This week kids are making last minute college decisions. Some are waiting on waiting lists to see if they get into their dream schools.
It reminds me of my son’s senior year. He applied to top tier big-name schools. He had high SATs, was valedictorian, an athlete, musician and school leader. We had visions of him having to make the tough choice between Harvard, Columbia, Stanford and Yale.
When he didn’t get into any of the big name schools, he was devastated. His disappointment came in part from his high school teachers. They looked down at the school that accepted him and felt he should have gone to a more prestigious school. How is a teenager able understand that his teachers don’t always have the best answers? My husband and I were sad for our son, but strangely relieved. How much is a brand name college worth? Is it worth $65,000 per year? $260,000 for four years?
There are plenty of articles that take on one side or another of whether or not a brand name school is better than a state school.
In the end, my son went to the school that accepted him. He was sorely disappointed at first, but soon learned that there was plenty of education at the state school. It was downright challenging! Like most things in life, you get out of school what you put into it.

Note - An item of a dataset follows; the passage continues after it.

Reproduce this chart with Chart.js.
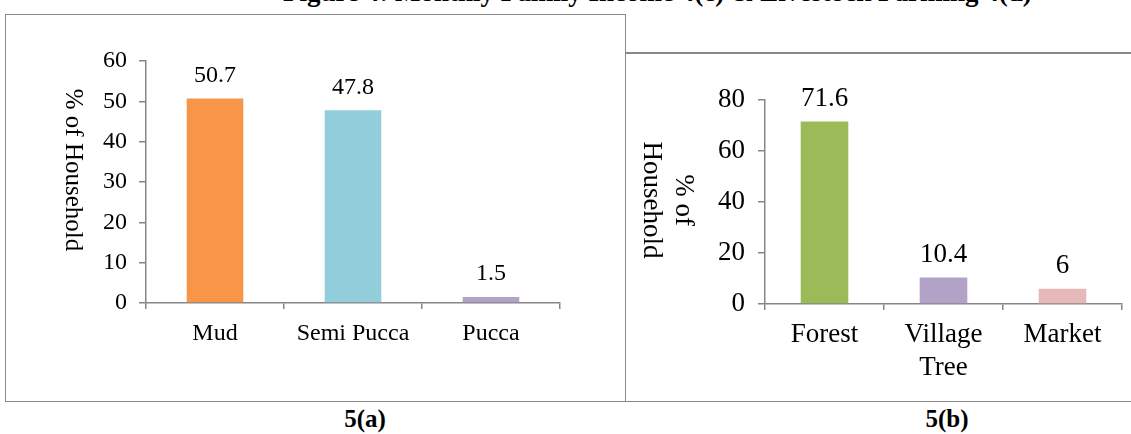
<!DOCTYPE html>
<html>
<head>
<meta charset="utf-8">
<script src="https://cdn.jsdelivr.net/npm/chart.js@4"></script>
<style>
  body { margin: 0; width: 1131px; height: 434px; overflow: hidden; background: #fff; position: relative; font-family: "Liberation Serif", "Times New Roman", serif; }
  .fig-title { position: absolute; top: -21px; left: 283px; font-weight: bold; font-size: 27px; line-height: 1; white-space: nowrap; }
  .box { position: absolute; box-sizing: content-box; }
  #boxA { left: 5px; top: 14px; width: 619px; height: 386px; border: 1px solid #898989; }
  #boxB { left: 626px; top: 52px; width: 520px; height: 347px; border-top: 2px solid #898989; border-bottom: 1px solid #898989; }
  .cap { position: absolute; top: 406px; font-weight: bold; font-size: 25px; line-height: 1; transform: translateX(-50%); }
  canvas { display: block; }
</style>
</head>
<body>
<div class="fig-title">Figure 4: Monthly Family Income 4(c) &amp; Livestock Farming 4(d)</div>
<div class="box" id="boxA"><canvas id="chartA" width="619" height="386"></canvas></div>
<div class="box" id="boxB"><canvas id="chartB" width="505" height="347"></canvas></div>
<div class="cap" style="left:365px">5(a)</div>
<div class="cap" style="left:947px">5(b)</div>
<script>
// Data
const houseTypes = ['Mud', 'Semi Pucca', 'Pucca'];
const houseValues = [50.7, 47.8, 1.5];
const houseColors = ['#F79646', '#92CDDC', '#B2A2C7'];
const houseTicks = [0, 10, 20, 30, 40, 50, 60];

const fuelSources = ['Forest', 'Village Tree', 'Market'];
const fuelValues = [71.6, 10.4, 6];
const fuelColors = ['#9BBB59', '#B2A2C7', '#E6B9B8'];
const fuelTicks = [0, 20, 40, 60, 80];

const axisGrey = '#868686';
const serif = '"Liberation Serif", "Times New Roman", serif';

// value above each bar
const valueLabels = {
    id: 'valueLabels',
    afterDatasetsDraw(chart, args, opts) {
        const ctx = chart.ctx;
        ctx.save();
        ctx.font = opts.size + 'px ' + serif;
        ctx.fillStyle = '#000';
        ctx.textAlign = 'center';
        ctx.textBaseline = 'bottom';
        chart.getDatasetMeta(0).data.forEach((bar, i) => {
            ctx.fillText(String(chart.data.datasets[0].data[i]), bar.x, bar.y - opts.gap);
        });
        ctx.restore();
    }
};

// y title rotated clockwise (reads top to bottom)
const sideTitle = {
    id: 'sideTitle',
    afterDraw(chart, args, opts) {
        const ctx = chart.ctx;
        ctx.save();
        ctx.font = opts.size + 'px ' + serif;
        ctx.fillStyle = '#000';
        ctx.textAlign = 'center';
        ctx.textBaseline = 'middle';
        ctx.translate(opts.x, opts.y);
        ctx.rotate(Math.PI / 2);
        const n = opts.lines.length;
        opts.lines.forEach((line, i) => {
            ctx.fillText(line, 0, -((n - 1) / 2 - i) * opts.lineGap);
        });
        ctx.restore();
    }
};

function makeChart(id, labels, values, colors, ticks, cfg) {
    return new Chart(document.getElementById(id), {
        type: 'bar',
        data: {
            labels: labels,
            datasets: [{ data: values, backgroundColor: colors, barPercentage: cfg.barPct, categoryPercentage: 1 }]
        },
        options: {
            responsive: false,
            animation: false,
            layout: { padding: { top: cfg.top, right: cfg.right, left: 0, bottom: 0 } },
            plugins: {
                legend: { display: false },
                tooltip: { enabled: false },
                valueLabels: { size: cfg.font, gap: cfg.valueGap },
                sideTitle: cfg.title
            },
            scales: {
                x: {
                    afterFit: s => { s.height = cfg.xHeight; },
                    grid: { drawOnChartArea: false, drawTicks: true, tickLength: 6, color: axisGrey, lineWidth: 1.5 },
                    border: { color: axisGrey, width: 1.5 },
                    ticks: {
                        color: '#000', padding: cfg.xPad, maxRotation: 0, autoSkip: false,
                        font: { family: serif, size: cfg.font, lineHeight: 1.2 },
                        callback: function (v) {
                            const lab = this.getLabelForValue(v);
                            return cfg.splitLabels ? lab.split(' ') : lab;
                        }
                    }
                },
                y: {
                    min: ticks[0],
                    max: ticks[ticks.length - 1],
                    afterFit: s => { s.width = cfg.yWidth; },
                    afterBuildTicks: s => { s.ticks = ticks.map(v => ({ value: v })); },
                    grid: { drawOnChartArea: false, drawTicks: true, tickLength: 7, color: axisGrey, lineWidth: 1.5 },
                    border: { color: axisGrey, width: 1.5 },
                    ticks: { color: '#000', padding: cfg.yPad, font: { family: serif, size: cfg.font } }
                }
            }
        },
        plugins: [valueLabels, sideTitle]
    });
}

makeChart('chartA', houseTypes, houseValues, houseColors, houseTicks, {
    barPct: 0.41, top: 46, right: 65, xHeight: 98, yWidth: 140, xPad: 10, yPad: 12,
    font: 24, valueGap: 11, splitLabels: false,
    title: { lines: ['% of Household'], x: 67, y: 155, size: 25, lineGap: 0 }
});

makeChart('chartB', fuelSources, fuelValues, fuelColors, fuelTicks, {
    barPct: 0.40, top: 46, right: 9, xHeight: 97, yWidth: 139, xPad: 9, yPad: 13,
    font: 27, valueGap: 9, splitLabels: true,
    title: { lines: ['% of', 'Household'], x: 41, y: 146, size: 27, lineGap: 32 }
});
</script>
</body>
</html>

I went to a state school, many of my friends and family went to state schools — and we managed to be content, happy and successful. From my cousin, who’s published numerous novels, to a high school friend that reached the top echelons of Nordstrom executives, to my brother who retired with millions in his 30s after a career at the top of huge corporation — they all went to state schools.
Education comes down to the individual — the effort and choices made while in college — regardless of the school.
I wrote about College Costs — a Lot! It does. Even for a state school, it can be plenty pricey. In California, the average cost of a UC school is $30,000 a year. For anyone, that’s expensive! Choose a school that fits your budget, offers your child’s area of study, and is a good fit for them academically.
If our son had been accepted into Stanford, rather than deferred, I wonder what we would have chosen for him? I’m thankful now that we didn’t have to make that choice.